Document Friday: “Terrorist-Insider-Trading?” The SEC’s Pre-September 11, 2001 Trading Review.
Who used advance knowledge of the Nine Eleven attacks to bet against the markets and cash in? No one, according to this 2002 Securities and Exchange Commission investigation entitled “Pre-September 11, 2001 Trading Review,” which was recently released to the National Security Archive under the Freedom of Information Act. To reach its conclusion, the investigation analyzed 9.5 million securities transactions including securities and derivatives products of 103 companies in six industry groups that traded in seven different markets, as well as other “broad and narrow indices.”
Aside from this finding, this report is also significant because its release was likely a tangible result of President Obama’s day-one pronouncement that agencies must “adopt a presumption in favor of disclosure.” The release follows Attorney General Holder’s instruction that agencies should “not withhold information simply because [they] may do so legally.” The report was originally alluded to –but not published– in the 9-11 Commission Report (see page 172 and page 499, note 130). After six years of Archive FOIA requests, appeals, and wrangling, the Commission’s General Counsel finally wrote to the Archive on 6 April 2010 that, “while other FOIA exemptions may apply [portions of the document are redacted], I have determined it would serve the public interest to disclose that information [the remainder of the investigation].”
The SEC review began on 12 September 2001 and covered the period from 20 August 2001 to 11 September 2001. The report’s conclusion contradicts some theories which assert that Al-Qaeda (or another individual or entity) used knowledge of the imminent 9-11 attacks to bet against the markets.

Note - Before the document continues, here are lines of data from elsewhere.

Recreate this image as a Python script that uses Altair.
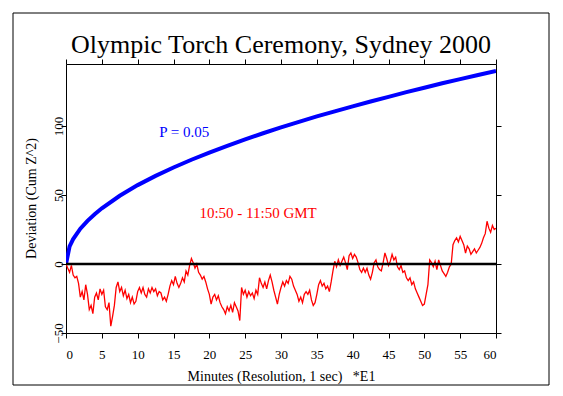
import altair as alt
import pandas as pd

# ---- data ----
title_text = "Olympic Torch Ceremony, Sydney 2000"
x_title = "Minutes (Resolution, 1 sec)\u00a0\u00a0\u00a0*E1"
y_title = "Deviation (Cum Z^2)"
x_ticks = [0, 5, 10, 15, 20, 25, 30, 35, 40, 45, 50, 55, 60]
y_ticks = [-50, 0, 50, 100]

# P = 0.05 envelope (blue)
env_minutes = [0, 0.5, 1, 2, 3, 4, 5, 7.5, 10, 12.5, 15, 17.5, 20, 22.5, 25, 27.5,
               30, 32.5, 35, 37.5, 40, 42.5, 45, 47.5, 50, 52.5, 55, 57.5, 60]
env_values = [0, 12.8, 18.1, 25.6, 31.3, 36.1, 40.4, 49.5, 57.2, 63.9, 70.0, 75.6,
              80.8, 85.7, 90.4, 94.8, 99.0, 103.0, 107.0, 110.7, 114.3, 117.8,
              121.2, 124.6, 127.8, 131.0, 134.0, 137.0, 140.0]

# cumulative deviation (red), one value every quarter minute
dev_step = 0.25
dev_values = [
    0, -3, -6, -1,       -8, -10, -9, -14,     -24, -20, -26, -15,   -22, -33, -30, -36,
    -24, -21, -26, -18,  -22, -19, -31, -33,   -28, -45, -38, -30,   -17, -13, -20, -17,
    -23, -19, -25, -22,  -28, -24, -29, -27,   -20, -17, -21, -17,   -22, -24, -18, -21,
    -17, -20, -18, -23,  -20, -21, -26, -24,   -27, -22, -16, -12,   -15, -9, -14, -17,
    -14, -10, -13, -5,   -8, -1, 4, 1,        -3, 0, -6, -8,        -11, -9, -13, -18,
    -22, -29, -24, -22,  -26, -23, -28, -31,   -33, -36, -31, -34,   -30, -35, -28, -31,
    -34, -41, -17, -22,  -19, -24, -20, -23,   -21, -25, -19, -22,   -10, -14, -17, -13,
    -18, -12, -8, -13,   -19, -24, -29, -22,   -17, -13, -16, -12,   -14, -9, -11, -16,
    -19, -22, -27, -24,  -28, -22, -20, -22,   -19, -26, -30, -28,   -22, -15, -12, -16,
    -14, -18, -16, -20,  -13, -5, 2, -2,       3, -1, 2, 5,          1, -4, 6, 8,
    4, 7, 5, 1,          -4, -6, -3, -6,       -3, -8, -11, -6,      1, 3, -2, -4,
    -5, 1, 8, 4,         -1, 2, 7, 3,          5, -2, -4, -1,        -6, -5, -10, -12,
    -10, -15, -13, -18,  -21, -24, -27, -30,   -29, -22, -15, 3,     1, -2, 2, -4,
    3, -1, -5, -7,       -9, -6, -2, 0,        14, 17, 19, 16,       20, 17, 14, 8,
    13, 11, 7, 9,        11, 8, 10, 12,        15, 19, 22, 31,       26, 23, 28, 25,
    26,
]
dev_minutes = [i * dev_step for i in range(len(dev_values))]

ann_text = ["P = 0.05", "10:50 - 11:50 GMT"]
ann_minute = [16.5, 26.8]
ann_value = [96, 37]
ann_color = ["#0000ff", "#ff0000"]

# ---- build tables ----
env_df = pd.DataFrame({"minute": env_minutes, "value": env_values})
dev_df = pd.DataFrame({"minute": dev_minutes, "value": dev_values})
ann_df = pd.DataFrame({"minute": ann_minute, "value": ann_value,
                       "label": ann_text, "color": ann_color})
zero_df = pd.DataFrame({"value": [0]})
frame_df = pd.DataFrame({"k": [0]})

FONT = "Liberation Serif"
xscale = alt.Scale(domain=[0, 60], nice=False, zero=False)
yscale = alt.Scale(domain=[-50, 145], nice=False, zero=False)

common_axis = dict(grid=False, domainColor="black", tickColor="black",
                   domainWidth=1, tickWidth=1, tickSize=5)

x_bottom = alt.Axis(values=x_ticks, orient="bottom", labelFont=FONT, labelFontSize=13,
                    labelColor="black", labelPadding=10, labelAngle=0,
                    title=x_title, titleFont=FONT, titleFontSize=14,
                    titleFontWeight="normal", titleColor="black",
                    titleBaseline="alphabetic", titleY=47, **common_axis)
y_left = alt.Axis(values=y_ticks, orient="left", labelFont=FONT, labelFontSize=13,
                  labelColor="black", labelAngle=270, labelAlign="center",
                  labelBaseline="middle", labelPadding=3,
                  title=y_title, titleFont=FONT, titleFontSize=14,
                  titleFontWeight="normal", titleColor="black", titleAngle=270,
                  titleAlign="center", titleBaseline="middle", titleX=-35, titleY=134,
                  **common_axis)
x_top = alt.Axis(values=x_ticks, orient="top", labels=False, title=None, **common_axis)
y_right = alt.Axis(values=y_ticks, orient="right", labels=False, title=None, **common_axis)

dev_line = alt.Chart(dev_df).mark_line(color="#ff0000", strokeWidth=1.3, clip=True).encode(
    x=alt.X("minute:Q", scale=xscale, axis=x_bottom),
    y=alt.Y("value:Q", scale=yscale, axis=y_left),
)

env_line = alt.Chart(env_df).mark_line(color="#0000ff", strokeWidth=4, clip=True).encode(
    x=alt.X("minute:Q", scale=xscale, axis=x_top),
    y=alt.Y("value:Q", scale=yscale, axis=y_right),
)

zero_rule = alt.Chart(zero_df).mark_rule(color="black", strokeWidth=2.5).encode(
    y=alt.Y("value:Q", scale=yscale, axis=None),
)

ann = alt.Chart(ann_df).mark_text(font=FONT, fontSize=15, align="center",
                                  baseline="middle").encode(
    x=alt.X("minute:Q", scale=xscale, axis=None),
    y=alt.Y("value:Q", scale=yscale, axis=None),
    text="label:N",
    color=alt.Color("color:N", scale=None),
)

frame = alt.Chart(frame_df).mark_rect(filled=False, stroke="black", strokeWidth=1,
                                      clip=False).encode(
    x=alt.value(-53), x2=alt.value(483), y=alt.value(-51), y2=alt.value(321)
)

chart = alt.layer(dev_line, env_line, zero_rule, ann, frame).resolve_axis(
    x="independent", y="independent"
).properties(
    width=430,
    height=269,
    title=alt.TitleParams(text=title_text, font=FONT, fontSize=26, fontWeight="normal",
                          color="black", anchor="middle", baseline="alphabetic",
                          offset=7, dy=73),
    autosize=alt.AutoSizeParams(type="none"),
    padding={"left": 58, "top": 56, "right": 55, "bottom": 56},
).configure_view(stroke=None).configure(background="white")

chart.save("out.html", embed_options={"renderer": "svg", "actions": False})
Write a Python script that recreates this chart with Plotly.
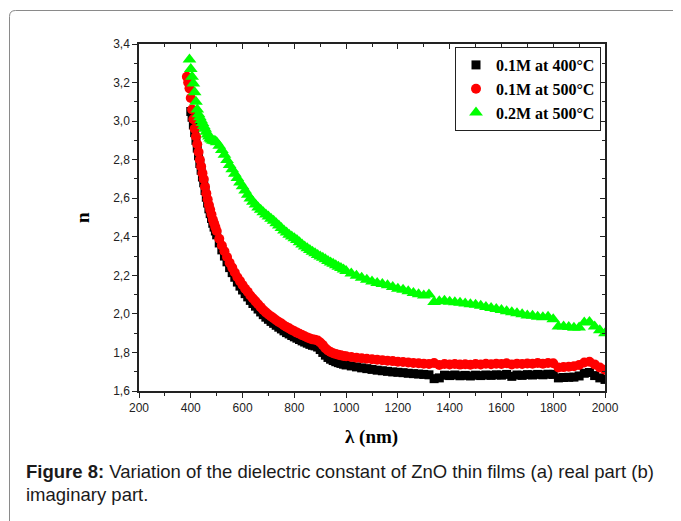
import plotly.graph_objects as go

# ---------------- data ----------------
wl_black = [400, 405, 410, 415, 420, 425, 430, 435, 440, 445, 450, 455, 460, 465, 470, 475, 480, 485, 490, 495, 500,
            510, 520, 530, 540, 550, 560, 570, 580, 590, 600, 610, 620, 630, 640, 650, 660, 670, 680, 690, 700,
            710, 720, 730, 740, 750, 760, 770, 780, 790, 800, 810, 820, 830, 840, 850, 860, 870, 880, 890, 900,
            910, 920, 930, 940, 950, 960, 970, 980, 990, 1000,
            1020, 1040, 1060, 1080, 1100, 1120, 1140, 1160, 1180, 1200, 1220, 1240, 1260, 1280, 1300,
            1320, 1340, 1360, 1380, 1400, 1420, 1440, 1460, 1480, 1500, 1520, 1540, 1560, 1580, 1600,
            1620, 1640, 1660, 1680, 1700, 1720, 1740, 1760, 1780, 1800, 1820, 1840, 1860, 1880, 1900,
            1920, 1940, 1960, 1980, 2000]
n_black = [3.05, 3.02, 2.98, 2.94, 2.90, 2.86, 2.82, 2.78, 2.745, 2.71, 2.68, 2.64, 2.605, 2.575, 2.545, 2.52, 2.495, 2.47, 2.45, 2.43, 2.41,
           2.368, 2.332, 2.30, 2.27, 2.24, 2.214, 2.19, 2.165, 2.144, 2.124, 2.105, 2.088, 2.07, 2.054, 2.04, 2.025, 2.01, 1.996, 1.983, 1.972,
           1.961, 1.951, 1.941, 1.931, 1.922, 1.912, 1.903, 1.896, 1.888, 1.881, 1.874, 1.867, 1.86, 1.854, 1.848, 1.842, 1.837, 1.834, 1.828, 1.815,
           1.80, 1.786, 1.774, 1.765, 1.758, 1.752, 1.747, 1.743, 1.739, 1.735,
           1.73, 1.725, 1.72, 1.716, 1.712, 1.708, 1.705, 1.702, 1.699, 1.697, 1.695, 1.692, 1.69, 1.688, 1.686,
           1.684, 1.664, 1.668, 1.682, 1.68, 1.683, 1.679, 1.681, 1.678, 1.682, 1.68, 1.683, 1.681, 1.684, 1.682,
           1.686, 1.676, 1.683, 1.681, 1.685, 1.683, 1.686, 1.684, 1.687, 1.686, 1.668, 1.67, 1.671, 1.672, 1.678,
           1.692, 1.696, 1.68, 1.668, 1.66]

wl_red = [385, 390, 395] + wl_black
n_red = [3.23, 3.20, 3.17, 3.12, 3.06, 3.01, 2.96, 2.92, 2.88, 2.84, 2.80, 2.765, 2.73, 2.70, 2.66, 2.625, 2.595, 2.565, 2.54, 2.515, 2.49, 2.47, 2.45, 2.43,
         2.39, 2.355, 2.325, 2.295, 2.265, 2.24, 2.215, 2.19, 2.17, 2.15, 2.13, 2.115, 2.095, 2.08, 2.065, 2.05, 2.035, 2.02, 2.008, 1.997,
         1.987, 1.977, 1.967, 1.958, 1.95, 1.94, 1.932, 1.925, 1.917, 1.91, 1.903, 1.897, 1.89, 1.884, 1.878, 1.872, 1.868, 1.866, 1.862, 1.852,
         1.838, 1.822, 1.81, 1.802, 1.796, 1.792, 1.788, 1.785, 1.782, 1.78,
         1.776, 1.773, 1.77, 1.767, 1.765, 1.762, 1.76, 1.757, 1.755, 1.752, 1.75, 1.748, 1.745, 1.744, 1.742,
         1.74, 1.745, 1.735, 1.74, 1.738, 1.74, 1.737, 1.739, 1.736, 1.74, 1.738, 1.741, 1.739, 1.742, 1.74,
         1.744, 1.738, 1.742, 1.74, 1.743, 1.741, 1.745, 1.742, 1.745, 1.744, 1.722, 1.724, 1.726, 1.728, 1.735,
         1.748, 1.752, 1.738, 1.722, 1.71]

wl_green = [395] + wl_black
n_green = [3.32, 3.27, 3.23, 3.195, 3.15, 3.10, 3.06, 3.035, 3.02, 3.005, 2.99, 2.975, 2.96, 2.945, 2.93, 2.92, 2.91, 2.905, 2.90, 2.898, 2.895, 2.89,
           2.872, 2.85, 2.825, 2.798, 2.772, 2.75, 2.727, 2.705, 2.682, 2.662, 2.64, 2.618, 2.598, 2.582, 2.567, 2.552, 2.54, 2.527, 2.515, 2.505,
           2.494, 2.483, 2.47, 2.458, 2.445, 2.433, 2.422, 2.411, 2.401, 2.392, 2.383, 2.372, 2.36, 2.35, 2.34, 2.331, 2.322, 2.314, 2.306, 2.298,
           2.291, 2.283, 2.275, 2.267, 2.26, 2.252, 2.245, 2.238, 2.23, 2.223,
           2.21, 2.198, 2.187, 2.177, 2.168, 2.16, 2.155, 2.148, 2.14, 2.13, 2.125, 2.118, 2.108, 2.102, 2.095,
           2.10, 2.062, 2.065, 2.068, 2.063, 2.06, 2.058, 2.054, 2.05, 2.047, 2.042, 2.036, 2.03, 2.025, 2.02,
           2.014, 2.008, 2.003, 1.998, 1.992, 1.99, 1.985, 1.982, 1.985, 1.972, 1.935, 1.934, 1.932, 1.928, 1.93,
           1.955, 1.958, 1.935, 1.915, 1.90]

series_names = ["0.1M at 400°C", "0.1M at 500°C", "0.2M at 500°C"]

x_tickvals = [200, 400, 600, 800, 1000, 1200, 1400, 1600, 1800, 2000]
x_ticktext = ["200", "400", "600", "800", "1000", "1200", "1400", "1600", "1800", "2000"]
y_tickvals = [1.6, 1.8, 2.0, 2.2, 2.4, 2.6, 2.8, 3.0, 3.2, 3.4]
y_ticktext = ["1,6", "1,8", "2,0", "2,2", "2,4", "2,6", "2,8", "3,0", "3,2", "3,4"]

caption_bold = "Figure 8:"
caption_line1 = " Variation of the dielectric constant of ZnO thin films (a) real part (b)"
caption_line2 = "imaginary part."

# ---------------- geometry helpers (target-pixel -> paper) ----------------
OFF = 8  # page body margin
W, H = 681 - OFF, 521 - OFF
L, R, T, B = 139, 605, 44, 391   # plot area in target pixels
def px(x):
    return (x - L) / (R - L)
def py(y):
    return (B - y) / (B - T)

fig = go.Figure()
fig.add_trace(go.Scatter(x=wl_black, y=n_black, mode="markers", name=series_names[0],
                         marker=dict(symbol="square", size=9, color="#000000")))
fig.add_trace(go.Scatter(x=wl_red, y=n_red, mode="markers", name=series_names[1],
                         marker=dict(symbol="circle", size=10, color="#ff0000")))
fig.add_trace(go.Scatter(x=wl_green, y=n_green, mode="markers", name=series_names[2],
                         marker=dict(symbol="triangle-up", size=12, color="#00ff00")))
fig.add_trace(go.Scatter(x=[], y=[], xaxis="x2", yaxis="y2", showlegend=False, hoverinfo="skip"))

axis_common = dict(showgrid=False, zeroline=False, showline=True, linecolor="#222222", linewidth=1.5,
                   tickcolor="#222222", tickwidth=1.2)
tickfont = dict(family="Liberation Sans, Arial", size=12, color="#222222")

fig.update_layout(
    width=W, height=H,
    margin=dict(l=L - OFF, r=W - (R - OFF), t=T - OFF, b=H - (B - OFF)),
    paper_bgcolor="white", plot_bgcolor="white",
    showlegend=True,
    xaxis=dict(range=[200, 2000], tickvals=x_tickvals, ticktext=x_ticktext, ticks="outside", ticklen=5,
               minor=dict(dtick=100, tick0=200, ticks="outside", ticklen=3, tickcolor="#222222"),
               tickfont=tickfont, **axis_common),
    yaxis=dict(range=[1.6, 3.4], tickvals=y_tickvals, ticktext=y_ticktext, ticks="outside", ticklen=5,
               minor=dict(dtick=0.1, tick0=1.6, ticks="outside", ticklen=3, tickcolor="#222222"),
               tickfont=tickfont, **axis_common),
    xaxis2=dict(range=[200, 2000], overlaying="x", side="top", anchor="y2", tickvals=x_tickvals,
                showticklabels=False, ticks="inside", ticklen=5,
                minor=dict(dtick=100, tick0=200, ticks="inside", ticklen=3, tickcolor="#222222"),
                **axis_common),
    yaxis2=dict(range=[1.6, 3.4], overlaying="y", side="right", anchor="x2", tickvals=y_tickvals,
                showticklabels=False, ticks="inside", ticklen=5,
                minor=dict(dtick=0.1, tick0=1.6, ticks="inside", ticklen=3, tickcolor="#222222"),
                **axis_common),
    legend=dict(x=px(601), y=py(47), xanchor="right", yanchor="top",
                bordercolor="#222222", borderwidth=1, bgcolor="white",
                font=dict(family="Liberation Serif, Times New Roman", size=16, color="#000000", weight="bold"),
                tracegroupgap=0, itemwidth=30),
)

ann_font_serif = dict(family="Liberation Serif, Times New Roman", size=19, color="#000000", weight="bold")
fig.add_annotation(text="λ (nm)", xref="paper", yref="paper", x=px(371), y=py(437),
                   xanchor="center", yanchor="middle", showarrow=False, font=ann_font_serif)
fig.add_annotation(text="n", xref="paper", yref="paper", x=px(82), y=py(218), textangle=-90,
                   xanchor="center", yanchor="middle", showarrow=False, font=ann_font_serif)

cap_font = dict(family="Liberation Sans, Arial", size=18.5, color="#1a1a1a")
fig.add_annotation(text="<b>" + caption_bold + "</b>" + caption_line1, xref="paper", yref="paper",
                   x=px(24), y=py(471), xanchor="left", yanchor="middle", showarrow=False, font=cap_font)
fig.add_annotation(text=caption_line2, xref="paper", yref="paper",
                   x=px(24), y=py(494), xanchor="left", yanchor="middle", showarrow=False, font=cap_font)

# outer rounded frame (only top/left edges visible)
x0, y0 = px(9.5), py(10.5)
rx, ry = 6 / (R - L), 6 / (B - T)
xr, yb = px(700), py(540)
fig.add_shape(type="path", xref="paper", yref="paper",
              path=f"M {x0} {yb} L {x0} {y0 - ry} Q {x0} {y0} {x0 + rx} {y0} L {xr} {y0}",
              line=dict(color="#8a8a8a", width=1))

fig.write_html("out.html")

The report clearly states, “We have not developed any evidence suggesting that those who had advance knowledge of the September 11 attacks traded on the basis of that information.“
United Airlines and American Airlines are the two stocks most frequently cited as being sold short before the attacks. The Commission’s report finds that there was a sharp uptick of put options (similar to short selling) on United and American stock on 6 September 2001 and 10 September 2001. However, the report concluded that these upticks were due to the release of lackluster airline industry figures and a recommendation from Options Hotline, a market newsletter. The 9 September 2001 newsletter recommended that readers utilize a put option on American Airlines stock because the company was “under pressure” and that its stock price was likely to decrease.
The investigation also analyzed five other industry groups: insurers; financial services; defense and aerospace; security providers; and travel and leisure services. In each case, the SEC reviewers (often working in conjunction with the DOJ, FBI, foreign governments, and trading houses) did not identify “suspicious activity” prior to 11 September.
The report’s conclusion strongly asserts that no individuals used foreknowledge to profit from the 9-11 terrorist attacks:
“We have not developed any evidence that suggests that those who had advance knowledge of the attacks traded on the basis of that information. In every instance where we noticed unusual trading before the attack, we were able to determine, either through speaking directly with those responsible for the trading, or by reviewing trading records, that the trading was consistent with a legitimate trading strategy.”
While this report is unlikely to dispel theories of “terrorist-insider-trading,” it remains an important –if six-years-belated– addition to our collective body of evidence pertaining to the 11 September 2001 attacks.